According to lawyers representing Holland, the court found that Ziobro violated the director’s personal rights by comparing her work to Nazi and Soviet propaganda.
Under the first-instance ruling, he must post an apology on X in which he acknowledges repeated violations of her good name, dignity, artistic work and reputation.
The court also ordered him to pay PLN 50,000 (around EUR 12,000) to the Children of the Holocaust Association, a group that brings together Holocaust survivors who at the outbreak of World War II were 13 years of age or younger, or were born during the war, and works to preserve the memory of the Holocaust and Jewish life in Poland.
The dispute began in the fall of 2023, when Ziobro, then serving as justice minister in the Law and Justice (PiS) government, attacked Holland and her film on social media.
In one post, he suggested that Nazi Germany had once used propaganda films to portray Poles as criminals and that “today they have Agnieszka Holland for that.”
In another, he wrote that Soviet and Nazi propagandists had used film to destroy Poland’s image, adding that the authors had changed but the methods had not.
Holland responded by filing a civil lawsuit for the protection of personal rights, a legal procedure in Poland used in cases involving damage to reputation, dignity or other nonmaterial interests.
Her lawyer, Sylwia Gregorczyk-Abram, said the case may still lead to an appeal because one member of the judicial panel was appointed through what critics describe as a flawed procedure involving the National Council of the Judiciary (KRS), the body that recommends judges for appointment.
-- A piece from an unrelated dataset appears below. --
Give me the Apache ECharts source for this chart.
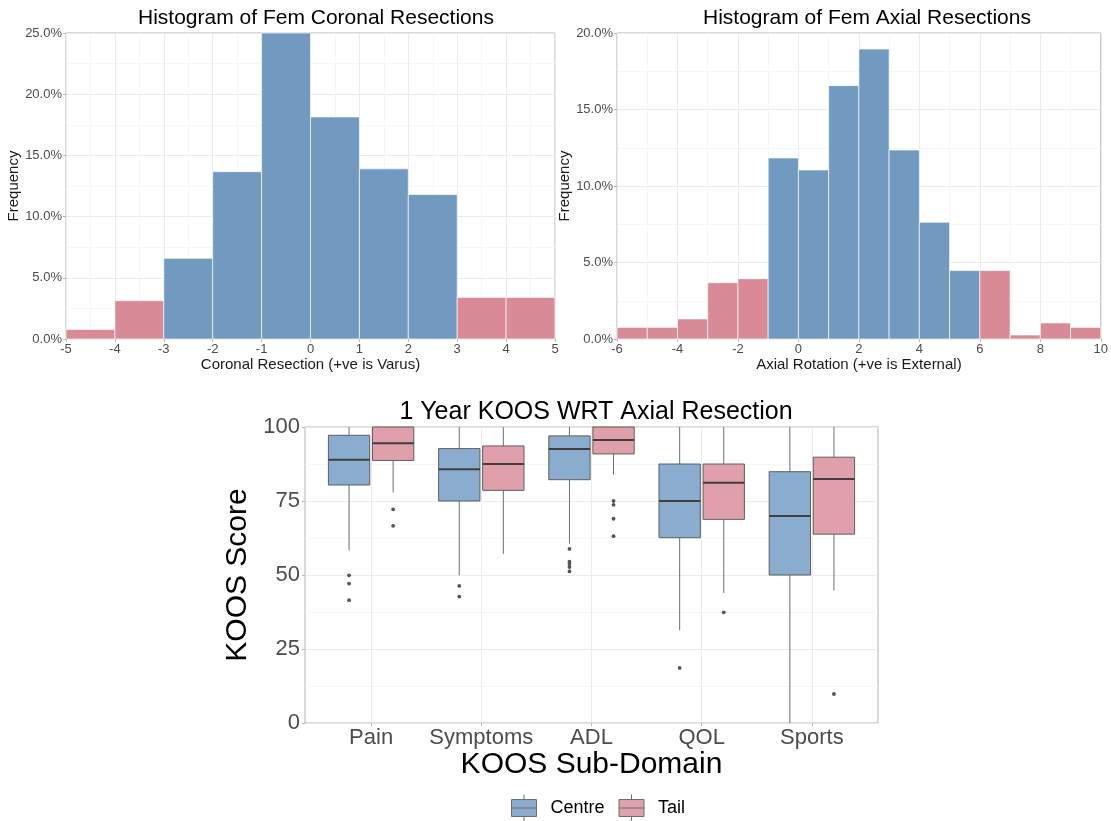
<!DOCTYPE html>
<html>
<head>
<meta charset="utf-8">
<script src="https://cdn.jsdelivr.net/npm/echarts@6/dist/echarts.min.js"></script>
<style>
html,body{margin:0;padding:0;background:#fff;}
#chart{width:1111px;height:821px;}
</style>
</head>
<body>
<div id="chart"></div>
<script>
// ---------- DATA ----------
var coronalBinStarts = [-5, -4, -3, -2, -1, 0, 1, 2, 3, 4];
var coronalFreq      = [0.78, 3.13, 6.59, 13.67, 25.0, 18.14, 13.9, 11.8, 3.4, 3.4];
var coronalGroup     = ['Tail','Tail','Centre','Centre','Centre','Centre','Centre','Centre','Tail','Tail'];

var axialBinStarts = [-6, -5, -4, -3, -2, -1, 0, 1, 2, 3, 4, 5, 6, 7, 8, 9];
var axialFreq      = [0.76, 0.76, 1.31, 3.68, 3.94, 11.83, 11.05, 16.56, 18.95, 12.35, 7.63, 4.47, 4.47, 0.26, 1.05, 0.76];
var axialGroup     = ['Tail','Tail','Tail','Tail','Tail','Centre','Centre','Centre','Centre','Centre','Centre','Centre','Tail','Tail','Tail','Tail'];

var koosDomains = ['Pain', 'Symptoms', 'ADL', 'QOL', 'Sports'];
// [lower whisker, Q1, median, Q3, upper whisker]
var centreStats = [
  [58.2, 80.4, 88.9, 97.2, 100],
  [49.9, 75.0, 85.7, 92.7, 100],
  [60.6, 82.2, 92.6, 97.0, 100],
  [31.3, 62.6, 75.0, 87.5, 100],
  [0.0, 50.0, 69.9, 84.9, 100]
];
var tailStats = [
  [77.9, 88.7, 94.5, 100, 100],
  [57.1, 78.6, 87.5, 93.6, 100],
  [83.9, 90.9, 95.6, 100, 100],
  [43.9, 68.8, 81.2, 87.5, 100],
  [44.8, 63.8, 82.4, 89.8, 100]
];
// [domain index, value]
var centreOutliers = [[0,49.9],[0,47.1],[0,41.5],[1,46.3],[1,42.7],[2,58.8],[2,54.5],[2,53.7],[2,52.7],[2,51.2],[3,18.6]];
var tailOutliers   = [[0,72.2],[0,66.6],[2,75.0],[2,73.7],[2,69.0],[2,63.1],[3,37.4],[4,9.8]];

// ---------- STYLE ----------
var HIST_BLUE = '#7299c0', HIST_PINK = '#d88a96';
var BOX_BLUE = '#8aacce', BOX_PINK = '#e0a0ab';
var FONT = 'Liberation Sans, Arial, sans-serif';
var GRID_MAJOR = '#ebebeb', GRID_MINOR = '#f6f6f6', FRAME = '#b3b3b3', TICKTXT = '#4d4d4d';

function histData(starts, freq, groups){
  return starts.map(function(s, i){ return [s, s + 1, freq[i], groups[i] === 'Tail' ? 1 : 0]; });
}
function histRender(params, api){
  var p0 = api.coord([api.value(0), api.value(2)]);
  var p1 = api.coord([api.value(1), 0]);
  return {type:'rect',
    shape:{x:p0[0], y:p0[1], width:p1[0]-p0[0], height:p1[1]-p0[1]},
    style:{fill: api.value(3) ? HIST_PINK : HIST_BLUE, stroke:'rgba(255,255,255,0.65)', lineWidth:1}};
}
function boxData(stats){ return stats.map(function(s, i){ return [i].concat(s); }); }
function boxRender(offset, fill){
  return function(params, api){
    var i = api.value(0);
    var unit = api.coord([1, 0])[0] - api.coord([0, 0])[0];
    var cx = api.coord([i, 0])[0] + offset * unit;
    var hw = 0.1875 * unit;
    var yMin = api.coord([i, api.value(1)])[1];
    var yQ1 = api.coord([i, api.value(2)])[1];
    var yMed = api.coord([i, api.value(3)])[1];
    var yQ3 = api.coord([i, api.value(4)])[1];
    var yMax = api.coord([i, api.value(5)])[1];
    return {type:'group', children:[
      {type:'line', shape:{x1:cx, y1:yMax, x2:cx, y2:yQ3}, style:{stroke:'#6e6e6e', lineWidth:1}},
      {type:'line', shape:{x1:cx, y1:yQ1, x2:cx, y2:yMin}, style:{stroke:'#6e6e6e', lineWidth:1}},
      {type:'rect', shape:{x:cx-hw, y:yQ3, width:2*hw, height:yQ1-yQ3}, style:{fill:fill, stroke:'#5f5f5f', lineWidth:1}},
      {type:'line', shape:{x1:cx-hw, y1:yMed, x2:cx+hw, y2:yMed}, style:{stroke:'#3f3f3f', lineWidth:2}}
    ]};
  };
}
function outlierRender(offset){
  return function(params, api){
    var i = api.value(0);
    var unit = api.coord([1, 0])[0] - api.coord([0, 0])[0];
    var p = api.coord([i, api.value(1)]);
    return {type:'circle', shape:{cx:p[0] + offset*unit, cy:p[1], r:1.9}, style:{fill:'#555'}};
  };
}
function pct(v){ return v.toFixed(1) + '%'; }

function histX(gridIndex, min, max, interval, name){
  return {gridIndex:gridIndex, type:'value', min:min, max:max, interval:interval,
    name:name, nameLocation:'middle', nameGap:13,
    nameTextStyle:{fontSize:15, color:'#1a1a1a', fontFamily:FONT},
    axisLine:{show:false, onZero:false}, axisTick:{show:true, length:3, lineStyle:{color:FRAME}},
    axisLabel:{fontSize:13, color:TICKTXT, margin:4, fontFamily:FONT},
    splitLine:{show:true, lineStyle:{color:GRID_MAJOR}},
    minorTick:{show:false, splitNumber:2},
    minorSplitLine:{show:true, lineStyle:{color:GRID_MINOR}}};
}
function histY(gridIndex, max){
  return {gridIndex:gridIndex, type:'value', min:0, max:max, interval:5,
    name:'Frequency', nameLocation:'middle', nameGap:36,
    nameTextStyle:{fontSize:15, color:'#1a1a1a', fontFamily:FONT},
    axisLine:{show:false, onZero:false}, axisTick:{show:true, length:3, lineStyle:{color:FRAME}},
    axisLabel:{fontSize:13, color:TICKTXT, margin:4, formatter:pct, fontFamily:FONT},
    splitLine:{show:true, lineStyle:{color:GRID_MAJOR}},
    minorTick:{show:false, splitNumber:2},
    minorSplitLine:{show:true, lineStyle:{color:GRID_MINOR}}};
}

var chart = echarts.init(document.getElementById('chart'));
chart.setOption({
  backgroundColor:'#ffffff',
  animation:false,
  textStyle:{fontFamily:FONT},
  title:[
    {text:'Histogram of Fem Coronal Resections', left:311, top:3, textAlign:'center',
     textStyle:{fontSize:21, fontWeight:'normal', color:'#000', fontFamily:FONT}},
    {text:'Histogram of Fem Axial Resections', left:862, top:3, textAlign:'center',
     textStyle:{fontSize:21, fontWeight:'normal', color:'#000', fontFamily:FONT}},
    {text:'1 Year KOOS WRT Axial Resection', left:591, top:395, textAlign:'center',
     textStyle:{fontSize:25, fontWeight:'normal', color:'#000', fontFamily:FONT}}
  ],
  grid:[
    {left:66, top:33, width:489, height:306, show:true, borderColor:FRAME, borderWidth:1},
    {left:617, top:33, width:490, height:306, show:true, borderColor:FRAME, borderWidth:1},
    {left:305, top:427, width:573, height:296, show:true, borderColor:FRAME, borderWidth:1},
    {left:371.1, top:427, width:440.8, height:296}
  ],
  xAxis:[
    histX(0, -5, 5, 1, 'Coronal Resection (+ve is Varus)'),
    histX(1, -6, 10, 2, 'Axial Rotation (+ve is External)'),
    {gridIndex:2, type:'value', min:0, max:1, show:false, splitLine:{show:false}},
    {gridIndex:3, type:'category', data:koosDomains, boundaryGap:false,
     name:'KOOS Sub-Domain', nameLocation:'middle', nameGap:24,
     nameTextStyle:{fontSize:30, color:'#000', fontFamily:FONT},
     axisLine:{show:false, onZero:false}, axisTick:{show:true, length:3, interval:0, lineStyle:{color:FRAME}},
     axisLabel:{fontSize:22, color:TICKTXT, margin:4, interval:0, fontFamily:FONT},
     splitLine:{show:true, interval:0, lineStyle:{color:GRID_MAJOR}}}
  ],
  yAxis:[
    histY(0, 25),
    histY(1, 20),
    {gridIndex:2, type:'value', min:0, max:100, interval:25,
     name:'KOOS Score', nameLocation:'middle', nameGap:45,
     nameTextStyle:{fontSize:30, color:'#000', fontFamily:FONT},
     axisLine:{show:false, onZero:false}, axisTick:{show:true, length:3, lineStyle:{color:FRAME}},
     axisLabel:{fontSize:22, color:TICKTXT, margin:5, fontFamily:FONT},
     splitLine:{show:true, lineStyle:{color:GRID_MAJOR}},
     minorTick:{show:false, splitNumber:2},
     minorSplitLine:{show:true, lineStyle:{color:GRID_MINOR}}},
    {gridIndex:3, type:'value', min:0, max:100, show:false, splitLine:{show:false}, axisLine:{onZero:false}}
  ],
  legend:{
    data:['Centre','Tail'], left:506, top:789, orient:'horizontal',
    itemWidth:25, itemHeight:27, itemGap:14,
    icon:'path://M0,5 L25,5 L25,22 L0,22 Z M0,13.5 L25,13.5 M12.5,0 L12.5,5 M12.5,22 L12.5,27',
    itemStyle:{borderColor:'#6e6e6e', borderWidth:1},
    textStyle:{fontSize:18, color:'#000', fontFamily:FONT, padding:[0, 0, 0, 9]}
  },
  series:[
    {type:'custom', name:'Coronal', xAxisIndex:0, yAxisIndex:0, renderItem:histRender,
     encode:{x:[0,1], y:2}, data:histData(coronalBinStarts, coronalFreq, coronalGroup)},
    {type:'custom', name:'Axial', xAxisIndex:1, yAxisIndex:1, renderItem:histRender,
     encode:{x:[0,1], y:2}, data:histData(axialBinStarts, axialFreq, axialGroup)},
    {type:'custom', name:'Centre', xAxisIndex:3, yAxisIndex:3, renderItem:boxRender(-0.2, BOX_BLUE),
     itemStyle:{color:BOX_BLUE}, encode:{x:0, y:[1,2,3,4,5]}, data:boxData(centreStats)},
    {type:'custom', name:'Tail', xAxisIndex:3, yAxisIndex:3, renderItem:boxRender(0.2, BOX_PINK),
     itemStyle:{color:BOX_PINK}, encode:{x:0, y:[1,2,3,4,5]}, data:boxData(tailStats)},
    {type:'custom', name:'Centre outliers', xAxisIndex:3, yAxisIndex:3, renderItem:outlierRender(-0.2),
     encode:{x:0, y:1}, data:centreOutliers},
    {type:'custom', name:'Tail outliers', xAxisIndex:3, yAxisIndex:3, renderItem:outlierRender(0.2),
     encode:{x:0, y:1}, data:tailOutliers}
  ]
});
</script>
</body>
</html>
Lawyers for Holland had sought that person’s exclusion from the case from the start of the proceedings.
Holland is one of Poland's most internationally acclaimed film directors and screenwriters. Her Green Border deals with humanitarian and political tensions surrounding a migration crisis engineered by the Belarusian regime and exacerbated by actions of the Polish government.
British newspaper The Guardian called the film a "formidable, furious masterpiece." Green Border won the Special Jury Prize at the 80th Venice International Film Festival. It became one of Poland’s most politically charged films in 2023, condemned by officials in the right-wing government at the time.